INFORMATION SUPPLIED:
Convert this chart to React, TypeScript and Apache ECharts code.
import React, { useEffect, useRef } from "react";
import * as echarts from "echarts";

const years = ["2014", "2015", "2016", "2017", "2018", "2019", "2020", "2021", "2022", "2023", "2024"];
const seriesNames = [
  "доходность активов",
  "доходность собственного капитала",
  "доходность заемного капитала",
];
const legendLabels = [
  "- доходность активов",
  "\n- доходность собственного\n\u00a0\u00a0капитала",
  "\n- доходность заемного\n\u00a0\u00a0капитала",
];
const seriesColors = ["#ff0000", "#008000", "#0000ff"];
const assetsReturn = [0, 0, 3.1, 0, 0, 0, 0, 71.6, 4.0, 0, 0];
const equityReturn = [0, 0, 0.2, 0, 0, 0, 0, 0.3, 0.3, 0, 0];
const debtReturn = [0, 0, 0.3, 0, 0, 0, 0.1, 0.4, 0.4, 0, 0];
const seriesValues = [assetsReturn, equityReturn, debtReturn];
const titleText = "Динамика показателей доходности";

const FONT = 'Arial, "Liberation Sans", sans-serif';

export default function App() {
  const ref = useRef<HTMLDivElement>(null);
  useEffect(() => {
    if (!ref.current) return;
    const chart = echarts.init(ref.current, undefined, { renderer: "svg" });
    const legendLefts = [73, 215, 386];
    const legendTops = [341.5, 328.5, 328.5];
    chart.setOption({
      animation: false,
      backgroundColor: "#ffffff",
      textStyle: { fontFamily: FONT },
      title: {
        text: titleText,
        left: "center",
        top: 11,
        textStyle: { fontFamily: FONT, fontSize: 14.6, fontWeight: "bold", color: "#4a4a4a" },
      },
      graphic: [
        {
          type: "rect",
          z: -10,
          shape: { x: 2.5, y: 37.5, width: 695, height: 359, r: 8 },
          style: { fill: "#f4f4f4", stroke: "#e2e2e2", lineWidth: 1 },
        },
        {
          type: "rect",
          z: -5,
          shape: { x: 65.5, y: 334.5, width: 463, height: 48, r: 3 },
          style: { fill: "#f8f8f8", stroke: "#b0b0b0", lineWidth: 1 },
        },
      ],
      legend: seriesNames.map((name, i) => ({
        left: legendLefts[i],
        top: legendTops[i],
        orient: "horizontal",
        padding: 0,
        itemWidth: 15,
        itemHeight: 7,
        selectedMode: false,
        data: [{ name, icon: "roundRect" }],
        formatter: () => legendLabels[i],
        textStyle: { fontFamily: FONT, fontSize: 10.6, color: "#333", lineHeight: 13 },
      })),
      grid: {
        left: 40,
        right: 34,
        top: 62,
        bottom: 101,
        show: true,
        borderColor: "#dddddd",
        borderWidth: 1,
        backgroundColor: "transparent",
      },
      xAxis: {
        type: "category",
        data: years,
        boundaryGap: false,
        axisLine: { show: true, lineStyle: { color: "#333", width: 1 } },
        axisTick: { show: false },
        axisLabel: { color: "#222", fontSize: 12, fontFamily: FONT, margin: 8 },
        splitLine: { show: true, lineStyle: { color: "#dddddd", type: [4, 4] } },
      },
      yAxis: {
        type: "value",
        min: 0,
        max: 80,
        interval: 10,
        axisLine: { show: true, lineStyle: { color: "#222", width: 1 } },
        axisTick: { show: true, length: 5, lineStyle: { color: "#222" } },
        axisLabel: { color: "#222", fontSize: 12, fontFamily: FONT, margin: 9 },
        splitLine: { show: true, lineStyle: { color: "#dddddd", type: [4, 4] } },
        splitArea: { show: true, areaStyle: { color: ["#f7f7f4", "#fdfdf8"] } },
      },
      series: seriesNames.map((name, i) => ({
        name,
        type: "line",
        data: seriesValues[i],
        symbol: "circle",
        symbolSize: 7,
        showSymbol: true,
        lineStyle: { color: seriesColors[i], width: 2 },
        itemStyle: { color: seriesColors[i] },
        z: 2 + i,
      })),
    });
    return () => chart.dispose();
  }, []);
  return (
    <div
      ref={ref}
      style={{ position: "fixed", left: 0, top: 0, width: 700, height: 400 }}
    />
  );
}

THE PROBLEM:
Your task is to quote all of the data word for word.

FULL SOLUTION:
Convert this chart to React, TypeScript and Apache ECharts code.
import React, { useEffect, useRef } from "react";
import * as echarts from "echarts";

const years = ["2014", "2015", "2016", "2017", "2018", "2019", "2020", "2021", "2022", "2023", "2024"];
const seriesNames = [
  "доходность активов",
  "доходность собственного капитала",
  "доходность заемного капитала",
];
const legendLabels = [
  "- доходность активов",
  "\n- доходность собственного\n\u00a0\u00a0капитала",
  "\n- доходность заемного\n\u00a0\u00a0капитала",
];
const seriesColors = ["#ff0000", "#008000", "#0000ff"];
const assetsReturn = [0, 0, 3.1, 0, 0, 0, 0, 71.6, 4.0, 0, 0];
const equityReturn = [0, 0, 0.2, 0, 0, 0, 0, 0.3, 0.3, 0, 0];
const debtReturn = [0, 0, 0.3, 0, 0, 0, 0.1, 0.4, 0.4, 0, 0];
const seriesValues = [assetsReturn, equityReturn, debtReturn];
const titleText = "Динамика показателей доходности";

const FONT = 'Arial, "Liberation Sans", sans-serif';

export default function App() {
  const ref = useRef<HTMLDivElement>(null);
  useEffect(() => {
    if (!ref.current) return;
    const chart = echarts.init(ref.current, undefined, { renderer: "svg" });
    const legendLefts = [73, 215, 386];
    const legendTops = [341.5, 328.5, 328.5];
    chart.setOption({
      animation: false,
      backgroundColor: "#ffffff",
      textStyle: { fontFamily: FONT },
      title: {
        text: titleText,
        left: "center",
        top: 11,
        textStyle: { fontFamily: FONT, fontSize: 14.6, fontWeight: "bold", color: "#4a4a4a" },
      },
      graphic: [
        {
          type: "rect",
          z: -10,
          shape: { x: 2.5, y: 37.5, width: 695, height: 359, r: 8 },
          style: { fill: "#f4f4f4", stroke: "#e2e2e2", lineWidth: 1 },
        },
        {
          type: "rect",
          z: -5,
          shape: { x: 65.5, y: 334.5, width: 463, height: 48, r: 3 },
          style: { fill: "#f8f8f8", stroke: "#b0b0b0", lineWidth: 1 },
        },
      ],
      legend: seriesNames.map((name, i) => ({
        left: legendLefts[i],
        top: legendTops[i],
        orient: "horizontal",
        padding: 0,
        itemWidth: 15,
        itemHeight: 7,
        selectedMode: false,
        data: [{ name, icon: "roundRect" }],
        formatter: () => legendLabels[i],
        textStyle: { fontFamily: FONT, fontSize: 10.6, color: "#333", lineHeight: 13 },
      })),
      grid: {
        left: 40,
        right: 34,
        top: 62,
        bottom: 101,
        show: true,
        borderColor: "#dddddd",
        borderWidth: 1,
        backgroundColor: "transparent",
      },
      xAxis: {
        type: "category",
        data: years,
        boundaryGap: false,
        axisLine: { show: true, lineStyle: { color: "#333", width: 1 } },
        axisTick: { show: false },
        axisLabel: { color: "#222", fontSize: 12, fontFamily: FONT, margin: 8 },
        splitLine: { show: true, lineStyle: { color: "#dddddd", type: [4, 4] } },
      },
      yAxis: {
        type: "value",
        min: 0,
        max: 80,
        interval: 10,
        axisLine: { show: true, lineStyle: { color: "#222", width: 1 } },
        axisTick: { show: true, length: 5, lineStyle: { color: "#222" } },
        axisLabel: { color: "#222", fontSize: 12, fontFamily: FONT, margin: 9 },
        splitLine: { show: true, lineStyle: { color: "#dddddd", type: [4, 4] } },
        splitArea: { show: true, areaStyle: { color: ["#f7f7f4", "#fdfdf8"] } },
      },
      series: seriesNames.map((name, i) => ({
        name,
        type: "line",
        data: seriesValues[i],
        symbol: "circle",
        symbolSize: 7,
        showSymbol: true,
        lineStyle: { color: seriesColors[i], width: 2 },
        itemStyle: { color: seriesColors[i] },
        z: 2 + i,
      })),
    });
    return () => chart.dispose();
  }, []);
  return (
    <div
      ref={ref}
      style={{ position: "fixed", left: 0, top: 0, width: 700, height: 400 }}
    />
  );
}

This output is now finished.